I think the homosexual terror discussed by the wikipedia article is a real barrier between men, but I’m not sure if it explains the recent downtick in friendship, especially if the survey recorded equal alienation among women. The first explanation that occurred to me was people becoming less and less tethered geographically; you invest in friendships, but everyone separates after high-school, after college, after they change jobs, etc…but again, this is probably just color from my own recent experience.
How can we best look for a solution, above and beyond, the excellent personal steps you suggest? Can’t the internet be a tool for communication and connection?

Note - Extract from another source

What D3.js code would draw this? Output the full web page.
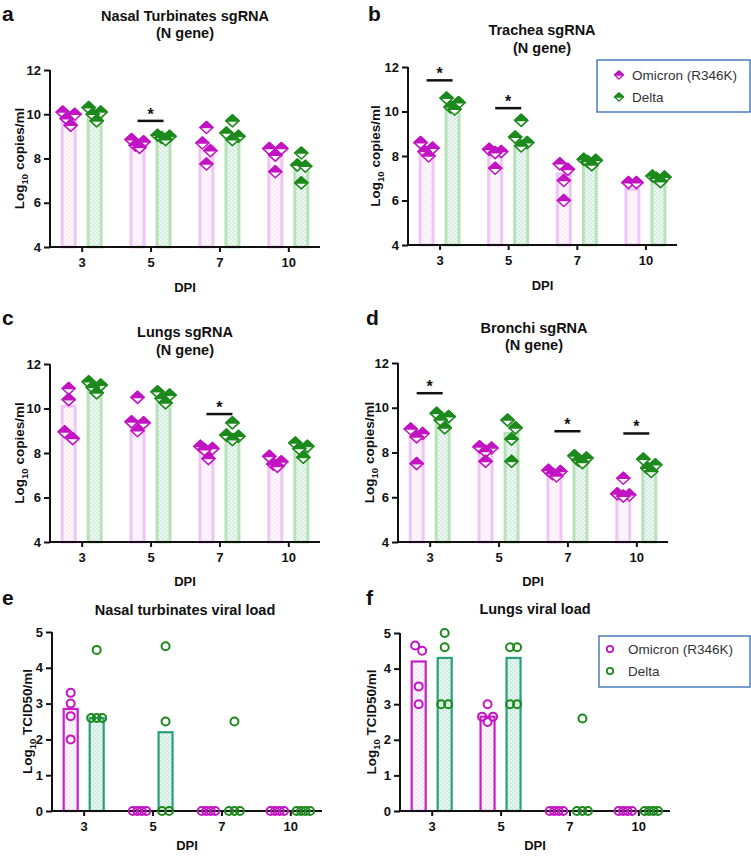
<!DOCTYPE html>
<html><head><meta charset="utf-8">
<script src="https://cdn.jsdelivr.net/npm/d3@7"></script>
<style>body{margin:0;background:#fff}svg{display:block;font-family:"Liberation Sans",Arial,sans-serif}</style>
</head><body><svg id="c" width="751" height="856"></svg>
<script>
// ---------- DATA ----------
const days = ["3", "5", "7", "10"];
const seriesNames = ["Omicron (R346K)", "Delta"];
const yTicksRNA = [4, 6, 8, 10, 12];
const yTicksTCID = [0, 1, 2, 3, 4, 5];

// a: Nasal Turbinates sgRNA
const aOmiPts = [[10.1, 10.0, 9.8, 9.5], [8.85, 8.75, 8.6, 8.5], [9.4, 8.7, 8.35, 7.75], [8.45, 8.45, 8.15, 7.4]];
const aOmiBars = [9.85, 8.65, 8.55, 8.15];
const aDelPts = [[10.3, 10.1, 10.0, 9.7], [9.05, 9.0, 8.95, 8.85], [9.7, 9.15, 9.0, 8.85], [8.25, 7.7, 7.65, 6.9]];
const aDelBars = [10.05, 8.95, 9.1, 7.65];
const aStarDays = ["5"];
const aStarY = [9.7];

// b: Trachea sgRNA
const bOmiPts = [[8.6, 8.35, 8.2, 8.0], [8.3, 8.2, 8.15, 7.45], [7.65, 7.4, 6.9, 6.0], [6.8, 6.8]];
const bOmiBars = [8.3, 8.0, 7.2, 6.5];
const bDelPts = [[10.6, 10.4, 10.2, 10.1], [9.6, 8.85, 8.6, 8.45], [7.85, 7.8, 7.75, 7.6], [7.1, 7.05, 7.0, 6.85]];
const bDelBars = [10.25, 8.65, 7.7, 7.0];
const bStarDays = ["3", "5"];
const bStarY = [11.4, 10.15];

// c: Lungs sgRNA
const cOmiPts = [[10.9, 10.4, 8.95, 8.65], [10.5, 9.4, 9.35, 9.0], [8.3, 8.2, 8.15, 7.75], [7.85, 7.6, 7.5, 7.4]];
const cOmiBars = [10.1, 9.4, 8.1, 7.5];
const cDelPts = [[11.2, 11.05, 10.95, 10.7], [10.75, 10.6, 10.45, 10.25], [9.35, 8.8, 8.75, 8.6], [8.45, 8.3, 8.2, 7.8]];
const cDelBars = [11.0, 10.3, 8.75, 8.2];
const cStarDays = ["7"];
const cStarY = [9.75];

// d: Bronchi sgRNA
const dOmiPts = [[9.05, 8.85, 8.7, 7.5], [8.25, 8.2, 8.05, 7.6], [7.2, 7.15, 7.05, 6.95], [6.85, 6.15, 6.1, 6.05]];
const dOmiBars = [8.75, 8.0, 7.05, 6.2];
const dDelPts = [[9.75, 9.6, 9.45, 9.1], [9.45, 9.1, 8.6, 7.6], [7.85, 7.75, 7.65, 7.55], [7.7, 7.45, 7.3, 7.15]];
const dDelBars = [9.5, 8.85, 7.7, 7.35];
const dStarDays = ["3", "7", "10"];
const dStarY = [10.65, 8.95, 8.85];

// e: Nasal turbinates viral load
const eOmiPts = [[3.3, 3.0, 2.65, 2.0], [0, 0, 0, 0], [0, 0, 0, 0], [0, 0, 0, 0]];
const eOmiBars = [2.85, 0, 0, 0];
const eDelPts = [[4.5, 2.6, 2.6, 2.6], [4.6, 2.5, 0, 0], [2.5, 0, 0, 0], [0, 0, 0, 0]];
const eDelBars = [2.6, 2.2, 0, 0];

// f: Lungs viral load
const fOmiPts = [[4.65, 4.5, 3.5, 3.0], [3.0, 2.65, 2.65, 2.5], [0, 0, 0, 0], [0, 0, 0, 0]];
const fOmiBars = [4.2, 2.65, 0, 0];
const fDelPts = [[5.0, 4.6, 3.0, 3.0], [4.6, 4.6, 3.0, 3.0], [2.6, 0, 0, 0], [0, 0, 0, 0]];
const fDelBars = [4.3, 4.3, 0, 0];

// ---------- STYLE / LAYOUT ----------
const C = {
  omi: "#c214c2", del: "#1c8a1c",
  rnaOmiStroke: "#efc5f5", rnaDelStroke: "#b6e2b6",
  vlOmiStroke: "#c81ec8", vlDelStroke: "#2a9f7c",
  legendBorder: "#4a7ebb"
};

const panels = [
  {letter: "a", lx: 2, ly: 21, title: ["Nasal Turbinates sgRNA", "(N gene)"], tx: 185, ty: [21, 38],
   x0: 50, x1: 320, yTop: 70, yBot: 247, dom: [4, 12], ticks: yTicksRNA, kind: "rna",
   omiPts: aOmiPts, omiBars: aOmiBars, delPts: aDelPts, delBars: aDelBars, starDays: aStarDays, starY: aStarY,
   ylab: "copies/ml", ylx: 24, dpiY: 292},
  {letter: "b", lx: 368, ly: 21, title: ["Trachea sgRNA", "(N gene)"], tx: 542, ty: [35, 53],
   x0: 408, x1: 677, yTop: 67, yBot: 245, dom: [4, 12], ticks: yTicksRNA, kind: "rna",
   omiPts: bOmiPts, omiBars: bOmiBars, delPts: bDelPts, delBars: bDelBars, starDays: bStarDays, starY: bStarY,
   ylab: "copies/ml", ylx: 380, dpiY: 290, legend: {x: 597, y: 60, w: 153, h: 52, mx: 619, tx: 632, r0: 75, dr: 22}},
  {letter: "c", lx: 2, ly: 325, title: ["Lungs sgRNA", "(N gene)"], tx: 185, ty: [337, 355],
   x0: 50, x1: 320, yTop: 364, yBot: 542, dom: [4, 12], ticks: yTicksRNA, kind: "rna",
   omiPts: cOmiPts, omiBars: cOmiBars, delPts: cDelPts, delBars: cDelBars, starDays: cStarDays, starY: cStarY,
   ylab: "copies/ml", ylx: 24, dpiY: 586},
  {letter: "d", lx: 366, ly: 325, title: ["Bronchi sgRNA", "(N gene)"], tx: 534, ty: [333, 350],
   x0: 398, x1: 668, yTop: 363, yBot: 542, dom: [4, 12], ticks: yTicksRNA, kind: "rna",
   omiPts: dOmiPts, omiBars: dOmiBars, delPts: dDelPts, delBars: dDelBars, starDays: dStarDays, starY: dStarY,
   ylab: "copies/ml", ylx: 374, dpiY: 586},
  {letter: "e", lx: 2, ly: 605, title: ["Nasal turbinates viral load"], tx: 185, ty: [615],
   x0: 52, x1: 322, yTop: 632, yBot: 811, dom: [0, 5], ticks: yTicksTCID, kind: "vl",
   omiPts: eOmiPts, omiBars: eOmiBars, delPts: eDelPts, delBars: eDelBars, starDays: [], starY: [],
   ylab: "TCID50/ml", ylx: 32, dpiY: 850},
  {letter: "f", lx: 366, ly: 605, title: ["Lungs viral load"], tx: 535, ty: [614],
   x0: 400, x1: 670, yTop: 633, yBot: 811, dom: [0, 5], ticks: yTicksTCID, kind: "vl",
   omiPts: fOmiPts, omiBars: fOmiBars, delPts: fDelPts, delBars: fDelBars, starDays: [], starY: [],
   ylab: "TCID50/ml", ylx: 376, dpiY: 850, legend: {x: 599, y: 636, w: 151, h: 51, mx: 610, tx: 628, r0: 649, dr: 22}}
];

// ---------- DRAW ----------
const svg = d3.select("#c");
svg.append("rect").attr("width", 751).attr("height", 856).attr("fill", "#fff");
const defs = svg.append("defs");
function dotPattern(id, bg, dot) {
  const p = defs.append("pattern").attr("id", id).attr("width", 4).attr("height", 4)
    .attr("patternUnits", "userSpaceOnUse");
  p.append("rect").attr("width", 4).attr("height", 4).attr("fill", bg);
  p.append("circle").attr("cx", 1).attr("cy", 1).attr("r", 0.6).attr("fill", dot);
  p.append("circle").attr("cx", 3).attr("cy", 3).attr("r", 0.6).attr("fill", dot);
}
dotPattern("pRnaOmi", "#fdf7fd", "#e6d2ea");
dotPattern("pRnaDel", "#eef8f1", "#86c9bb");
dotPattern("pVlOmi", "#faf5fa", "#d6c8d6");
dotPattern("pVlDel", "#e8f6f0", "#7fc6b0");

function diamond(g, cx, cy, color, w = 6.5, h = 6, sw = 1.6) {
  g.append("path").attr("d", `M${cx - w},${cy}L${cx},${cy - h}L${cx + w},${cy}L${cx},${cy + h}Z`)
    .attr("fill", "#fff").attr("stroke", color).attr("stroke-width", sw).attr("stroke-linejoin", "round");
  g.append("path").attr("d", `M${cx - w},${cy}L${cx},${cy - h}L${cx + w},${cy}Z`)
    .attr("fill", color).attr("stroke", color).attr("stroke-width", sw).attr("stroke-linejoin", "round");
}
function ring(g, cx, cy, color, r = 4, sw = 2) {
  g.append("circle").attr("cx", cx).attr("cy", cy).attr("r", r)
    .attr("fill", "none").attr("stroke", color).attr("stroke-width", sw);
}

function layout(vals, y, thr, spacing) {
  const items = vals.map(v => ({v, py: y(v)})).sort((a, b) => a.py - b.py);
  const clusters = [];
  items.forEach(it => {
    const c = clusters[clusters.length - 1];
    if (c && it.py - c[c.length - 1].py < thr) c.push(it); else clusters.push([it]);
  });
  clusters.forEach(c => {
    const n = c.length, s = spacing(n);
    const slots = d3.range(n).map(k => (k - (n - 1) / 2) * s);
    const order = [];
    let lo = 0, hi = n - 1;
    while (lo <= hi) { order.push(lo++); if (lo <= hi) order.push(hi--); }
    c.forEach((it, k) => it.dx = slots[order[k]]);
  });
  return items;
}

panels.forEach(P => {
  const g = svg.append("g");
  const x = d3.scalePoint().domain(days).range([P.x0, P.x1]).padding(0.46);
  const y = d3.scaleLinear().domain(P.dom).range([P.yBot, P.yTop]);
  const rna = P.kind === "rna";
  const off = 13;

  // letter & title
  g.append("text").attr("x", P.lx).attr("y", P.ly).text(P.letter)
    .attr("font-size", 21).attr("font-weight", "bold").attr("fill", "#111");
  P.title.forEach((t, i) => g.append("text").attr("x", P.tx).attr("y", P.ty[i]).text(t)
    .attr("text-anchor", "middle").attr("font-size", 14.5).attr("font-weight", "bold").attr("fill", "#111"));

  // bars
  const series = [
    {pts: P.omiPts, bars: P.omiBars, dx: -off, color: C.omi,
     stroke: rna ? C.rnaOmiStroke : C.vlOmiStroke, fill: rna ? "url(#pRnaOmi)" : "url(#pVlOmi)"},
    {pts: P.delPts, bars: P.delBars, dx: off, color: C.del,
     stroke: rna ? C.rnaDelStroke : C.vlDelStroke, fill: rna ? "url(#pRnaDel)" : "url(#pVlDel)"}
  ];
  series.forEach(S => {
    days.forEach((d, i) => {
      const v = S.bars[i];
      if (v <= P.dom[0]) return;
      const sw = rna ? 3 : 2.2;
      const bw = rna ? 13 : 14;
      const cx = x(d) + S.dx;
      g.append("rect").attr("x", cx - bw / 2).attr("y", y(v)).attr("width", bw)
        .attr("height", y(P.dom[0]) - y(v)).attr("fill", S.fill)
        .attr("stroke", S.stroke).attr("stroke-width", sw);
    });
  });

  // axes
  const ya = d3.axisLeft(y).tickValues(P.ticks).tickSize(6).tickPadding(3).tickFormat(d3.format("d"));
  const yg = g.append("g").attr("transform", `translate(${P.x0},0)`).call(ya);
  const xa = d3.axisBottom(x).tickSize(5).tickPadding(6);
  const xg = g.append("g").attr("transform", `translate(0,${P.yBot})`).call(xa);
  [yg, xg].forEach(a => {
    a.select(".domain").remove();
    a.selectAll("line").attr("stroke", "#111").attr("stroke-width", 2);
    a.selectAll("text").attr("font-size", 13).attr("font-weight", "bold").attr("fill", "#111")
      .attr("font-family", "Liberation Sans, Arial, sans-serif");
  });
  g.append("line").attr("x1", P.x0).attr("x2", P.x0).attr("y1", P.yTop).attr("y2", P.yBot + 1)
    .attr("stroke", "#111").attr("stroke-width", 2);
  g.append("line").attr("x1", P.x0 - 1).attr("x2", P.x1).attr("y1", P.yBot).attr("y2", P.yBot)
    .attr("stroke", "#111").attr("stroke-width", 2);

  // axis titles
  g.append("text").attr("x", (P.x0 + P.x1) / 2).attr("y", P.dpiY).text("DPI")
    .attr("text-anchor", "middle").attr("font-size", 13).attr("font-weight", "bold").attr("fill", "#111");
  const yl = g.append("text").attr("transform", `translate(${P.ylx},${(P.yTop + P.yBot) / 2}) rotate(-90)`)
    .attr("text-anchor", "middle").attr("font-size", 13.5).attr("font-weight", "bold").attr("fill", "#111");
  yl.append("tspan").text("Log");
  yl.append("tspan").text("10").attr("font-size", 9.5).attr("dy", 4);
  yl.append("tspan").text(" " + P.ylab).attr("dy", -4);

  // points
  series.forEach(S => {
    days.forEach((d, i) => {
      const items = rna ? layout(S.pts[i], y, 9, n => n === 1 ? 0 : n === 2 ? 8 : n === 3 ? 6 : 4)
                        : layout(S.pts[i], y, 8, n => n === 1 ? 0 : n === 2 ? 7 : n === 3 ? 5.5 : 4.5);
      items.forEach(it => {
        const cx = x(d) + S.dx + it.dx;
        if (rna) diamond(g, cx, it.py, S.color); else ring(g, cx, it.py, S.color);
      });
    });
  });

  // significance
  P.starDays.forEach((d, i) => {
    const yy = y(P.starY[i]);
    g.append("line").attr("x1", x(d) - off).attr("x2", x(d) + off).attr("y1", yy).attr("y2", yy)
      .attr("stroke", "#111").attr("stroke-width", 2.5);
    g.append("text").attr("x", x(d)).attr("y", yy - 1).text("*").attr("text-anchor", "middle")
      .attr("font-size", 16).attr("font-weight", "bold").attr("fill", "#111");
  });

  // legend
  if (P.legend) {
    const L = P.legend;
    const lg = g.append("g");
    lg.append("rect").attr("x", L.x).attr("y", L.y).attr("width", L.w).attr("height", L.h)
      .attr("fill", "#fff").attr("stroke", C.legendBorder).attr("stroke-width", 1.5);
    [C.omi, C.del].forEach((col, k) => {
      const cy = L.r0 + k * L.dr;
      if (rna) diamond(lg, L.mx, cy, col, 4.5, 4, 1.3); else ring(lg, L.mx, cy, col, 3.2, 1.8);
      lg.append("text").attr("x", L.tx).attr("y", cy + 5).text(seriesNames[k])
        .attr("font-size", 13.5).attr("fill", "#333");
    });
  }
});
</script></body></html>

I certainly couldn’t have met the friends with whom I currently play without it, or coordinate our schedules, or discover the various thoughts that challenge and (occasionally
improve our play.
PS:I had never thought of the Geek Social Fallacies as being used as the justification for burning bridges! That’s terrible! Was that what they were for, originally? I admit I took them in the exact opposite spirit: the worst sin is to not talk to your friends about the normal problems that you encounter, and the second worse is cultivating a small number of shallow relationships.
I broadly agree, except where you assert that game rules have shifted to match. Every “classic” game I read seems to drip with socially-backwards hazing rituals and dominance games (to say nothing of endless bean-counting, and lets not forget racism and misogyny). I think it’s fine that you’re applying your values (I also don’t like cultivating a large number of shallow relationships), but you may also be applying your perception of a real problem (or two) of design more broadly than it actually obtends.
Maybe. I think there’s a great lack of empathy in the scene right now, and many designs seem to assume no responsibility to be empathetic.
I think “hazing” is real in RPG culture, but not necessarily in texts, which were designed by scenes who’d finished the actual hazing. You’re absolutely right that friendship doesn’t eliminate pervasive social problems — but you will *never* solve those problems without it. Why should somebody care about sexism in RPGs (for example) when they don’t really give a shit about the ppeople they play with at all except as instruments for self-gratification?
I disagree with you. Straight out, my experiences directly contradict your theories. I got my gaming group back together – over Maptools and Skype, admittedly, but hey, we live continents apart now.
I take the time to organize, prep and run a game, and I do it despite the fact that I have a new baby and a number of close friends, who take up a portion of my time. I do it because the gaming group is made up of my close friends, friends that I cultivated over years of mostly gaming.
If there is a decline in friendship, it’s because we choose it – by being too lazy or self-absorbed to do the work that ongoing friendships require. But gaming has always, in my experience, been a place where friends are made and kept, far more so than almost any other activity, barring competitive sports.
As I said above, talking about social trends means painting with a broad brush. But I strongly feel it’s not just about keeping the friends you made during formative periods, but making new friends. Social erosion happens for reasons that are nobody’s fault, but keeping up a certain level of socialization by meeting new people seems to be part of the problem.